Chanet's position was clear before the inquiry began. She is reported to have commented in July 2012 on the benefits that Israeli settlers obtained to the detriment of Palestinians. Chanet must be one of the few people in the world to have made the striking comment that "it was very difficult to have a real dialog with Israel." She appeared to be unaware of the intense and sometimes vituperative dialog displayed in Israeli political and social affairs, manifested most recently by the 32 political parties competing in the Israeli parliamentary election in January 2013.
Understandably, the members of the mission could not visit Israel or the disputed territories.
The UN Human Rights Council is one of most ludicrous bodies in the world. In recent years its 47 members have included such peace-loving countries anxious to uphold human rights as Libya, Syria, Venezuela, Sudan, Nicaragua, China, and Burma. These countries have ensured that nearly half of the UNHRC resolutions regarding specific countries are directed against Israel, thus making the organization the most continually biased international body against Israel. As a result of this bias its whole agenda is a distraction from the fundamental issue in the Israeli-Palestinian conflict, the continuing reluctance and unwillingness of Palestinians to enter into peace negotiations with Israel.

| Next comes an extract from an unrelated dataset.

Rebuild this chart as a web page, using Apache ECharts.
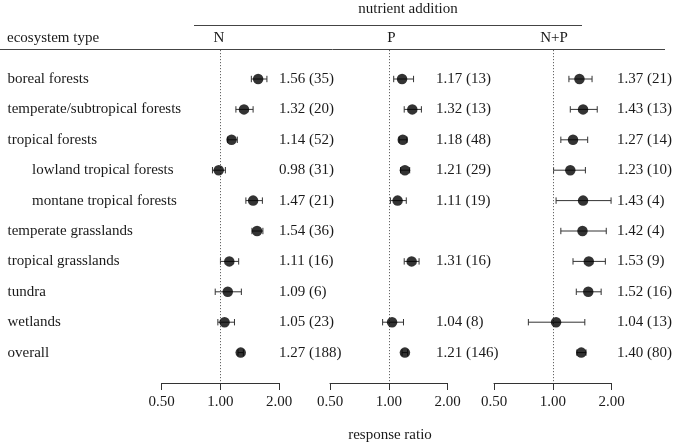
<!DOCTYPE html>
<html>
<head>
<meta charset="utf-8">
<script src="https://cdn.jsdelivr.net/npm/echarts@6/dist/echarts.min.js"></script>
<style>html,body{margin:0;padding:0;background:#fff;}#c{width:673px;height:443px;}</style>
</head>
<body>
<div id="c"></div>
<script>
const categories = ['boreal forests','temperate/subtropical forests','tropical forests','lowland tropical forests','montane tropical forests','temperate grasslands','tropical grasslands','tundra','wetlands','overall'];
const subCategory = [false,false,false,true,true,false,false,false,false,false];
const panelNames = ['N','P','N+P'];
const tickValues = [0.5, 1, 2];
const tickLabels = ['0.50','1.00','2.00'];

const nMean = [1.56,1.32,1.14,0.98,1.47,1.54,1.11,1.09,1.05,1.27];
const nCount = [35,20,52,31,21,36,16,6,23,188];
const nLow = [1.44,1.20,1.09,0.91,1.35,1.45,1.00,0.94,0.97,1.23];
const nHigh = [1.73,1.47,1.22,1.06,1.64,1.65,1.24,1.28,1.18,1.31];

const pMean = [1.17,1.32,1.18,1.21,1.11,null,1.31,null,1.04,1.21];
const pCount = [13,13,48,29,19,null,16,null,8,146];
const pLow = [1.06,1.20,1.13,1.15,1.02,null,1.20,null,0.93,1.17];
const pHigh = [1.34,1.47,1.24,1.28,1.23,null,1.43,null,1.19,1.25];

const npMean = [1.37,1.43,1.27,1.23,1.43,1.42,1.53,1.52,1.04,1.40];
const npCount = [21,13,14,10,4,4,9,16,13,80];
const npLow = [1.21,1.23,1.10,1.01,1.04,1.10,1.27,1.32,0.75,1.33];
const npHigh = [1.59,1.69,1.51,1.47,1.99,1.88,1.86,1.77,1.46,1.48];

const panels = [
  {mean:nMean, count:nCount, low:nLow, high:nHigh},
  {mean:pMean, count:pCount, low:pLow, high:pHigh},
  {mean:npMean, count:npCount, low:npLow, high:npHigh}
];

// layout (pixels)
const FONT = '15px "Liberation Serif", "Times New Roman", serif';
const TXT = '#1a1a1a';
const gridLefts = [161.7, 330, 494];
const gridW = 117.5;
const labelX = [279, 436, 617];
const gridTop = 50, gridBottom = 443 - 383;

const option = {
  animation: false,
  backgroundColor: '#fff',
  textStyle: {fontFamily: '"Liberation Serif", serif'},
  grid: gridLefts.map(l => ({left: l, width: gridW, top: gridTop, bottom: gridBottom, containLabel: false, outerBoundsMode: 'none'})),
  xAxis: panels.map((p, k) => ({
    type: 'log', logBase: 2, min: 0.5, max: 2, gridIndex: k,
    axisLine: {show: true, onZero: false, lineStyle: {color: '#333', width: 1}},
    axisTick: {show: true, length: 7, lineStyle: {color: '#333'}, customValues: tickValues},
    axisLabel: {customValues: tickValues, margin: 12, color: TXT, fontSize: 15, fontFamily: '"Liberation Serif", serif',
      formatter: v => { const i = tickValues.findIndex(t => Math.abs(t - v) < 1e-6); return i >= 0 ? tickLabels[i] : ''; }},
    splitLine: {show: false}
  })),
  yAxis: panels.map((p, k) => ({
    type: 'value', gridIndex: k, min: -0.954, max: 10, inverse: true, show: false
  })),
  graphic: [
    {type: 'text', style: {text: 'nutrient addition', x: 408, y: 9, font: FONT, fill: TXT, align: 'center', verticalAlign: 'middle'}},
    {type: 'line', shape: {x1: 194, y1: 25.5, x2: 582, y2: 25.5}, style: {stroke: '#444', lineWidth: 1}},
    {type: 'line', shape: {x1: 0, y1: 49.5, x2: 665, y2: 49.5}, style: {stroke: '#444', lineWidth: 1}},
    {type: 'text', style: {text: 'ecosystem type', x: 7, y: 38, font: FONT, fill: TXT, align: 'left', verticalAlign: 'middle'}},
    {type: 'text', style: {text: panelNames[0], x: 219, y: 38, font: FONT, fill: TXT, align: 'center', verticalAlign: 'middle'}},
    {type: 'text', style: {text: panelNames[1], x: 391.5, y: 38, font: FONT, fill: TXT, align: 'center', verticalAlign: 'middle'}},
    {type: 'text', style: {text: panelNames[2], x: 554, y: 38, font: FONT, fill: TXT, align: 'center', verticalAlign: 'middle'}},
    {type: 'text', style: {text: 'response ratio', x: 390, y: 435, font: FONT, fill: TXT, align: 'center', verticalAlign: 'middle'}}
  ],
  series: []
};

panels.forEach((p, k) => {
  const ebData = [], ptData = [], lbData = [];
  p.mean.forEach((m, i) => {
    if (m == null) return;
    ebData.push([p.low[i], p.high[i], i]);
    ptData.push([m, i]);
    lbData.push([m, i, p.count[i]]);
  });
  // error bars
  option.series.push({
    type: 'custom', xAxisIndex: k, yAxisIndex: k, data: ebData, encode: {x: [0, 1], y: 2}, silent: true,
    renderItem: (params, api) => {
      const a = api.coord([api.value(0), api.value(2)]);
      const b = api.coord([api.value(1), api.value(2)]);
      const h = 3.2;
      const st = {stroke: '#333', lineWidth: 1};
      return {type: 'group', children: [
        {type: 'line', shape: {x1: a[0], y1: a[1], x2: b[0], y2: b[1]}, style: st},
        {type: 'line', shape: {x1: a[0], y1: a[1] - h, x2: a[0], y2: a[1] + h}, style: st},
        {type: 'line', shape: {x1: b[0], y1: b[1] - h, x2: b[0], y2: b[1] + h}, style: st}
      ]};
    }
  });
  // points + reference line
  option.series.push({
    type: 'scatter', xAxisIndex: k, yAxisIndex: k, data: ptData, symbol: 'circle', symbolSize: 10.5,
    itemStyle: {color: '#000'}, z: 5, silent: true,
    markLine: {silent: true, symbol: ['none', 'none'], label: {show: false},
      lineStyle: {type: [1.2, 1.8], color: '#666', width: 1}, data: [{xAxis: 1}]}
  });
  // value labels
  option.series.push({
    type: 'custom', xAxisIndex: k, yAxisIndex: k, data: lbData, encode: {x: 0, y: 1}, silent: true,
    renderItem: (params, api) => {
      const c = api.coord([1, api.value(1)]);
      const m = api.value(0), n = api.value(2);
      return {type: 'text', style: {text: m.toFixed(2) + ' (' + n + ')', x: labelX[k], y: c[1], font: FONT, fill: TXT, align: 'left', verticalAlign: 'middle'}};
    }
  });
});

// category labels
option.series.push({
  type: 'custom', xAxisIndex: 0, yAxisIndex: 0, data: categories.map((c, i) => [1, i]), encode: {x: 0, y: 1}, silent: true,
  renderItem: (params, api) => {
    const i = params.dataIndex;
    const c = api.coord([1, api.value(1)]);
    return {type: 'text', style: {text: categories[i], x: subCategory[i] ? 32 : 7.5, y: c[1], font: FONT, fill: TXT, align: 'left', verticalAlign: 'middle'}};
  }
});

const chart = echarts.init(document.getElementById('c'), null, {renderer: 'canvas'});
chart.setOption(option);
</script>
</body>
</html>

The January 2013 report is unhelpful for three reasons. First, as a minimum, it indirectly encourages international boycotts of products made in the settlements. Secondly, though supposedly a judicial body, it has entered the political arena. It strongly asserts a contentious unqualified political position: that the Israeli settlements represent occupation, rather than arguing that the fate of the settlements and the disputed territories has to be determined by negotiations. The UNHRC and the three-member panel inquiry paid no heed to the fact that Israel voluntarily withdrew 21 settlements in Gaza and four in the West Bank in 2005.
Thirdly, the very language of the report in speaking of the "magnitude of violations" by Israel, and of Israeli actions which are detrimental to the rights of Palestinians is in accordance with the thrust of the statements about Israel made for some years by the UNHRC. The repetition of this language at this time is particularly unhelpful in being confrontational, heating the political atmosphere, and thus hindering the possibility of peace negotiations.
Regrettably, the report has been issued and it is too late for the three-member panel to consider a more realistic appraisal of human rights violations. When even Mia Farrow, the film star and activist, can recognize and protest the absurdities of the UN as she did on January 29, 2013 in condemning the election of Sudan to become vice-president of the United Nations Economic and Social Council (ECOSC), we ought to expect more rational behavior on the part of UN bodies. Mia Farrow correctly found the election of a country, well known for its cruelty to women, to a body supposedly concerned among other issues with women's rights and the elimination of female genital mutilation to be "incomprehensible and unacceptable." Indeed, it is unusually incomprehensible and indeed ludicrous since the president of Sudan, Al Bashir, is wanted for genocide in the Darfur region of the country in which more than 700,000 civilians face starvation.
Can one expect support by human rights activists and declarations by the United Nations Human Rights Council for the position on this issue expressed by Mia Farrow or are they too concerned with the alleged iniquities of Israel to consider the issue?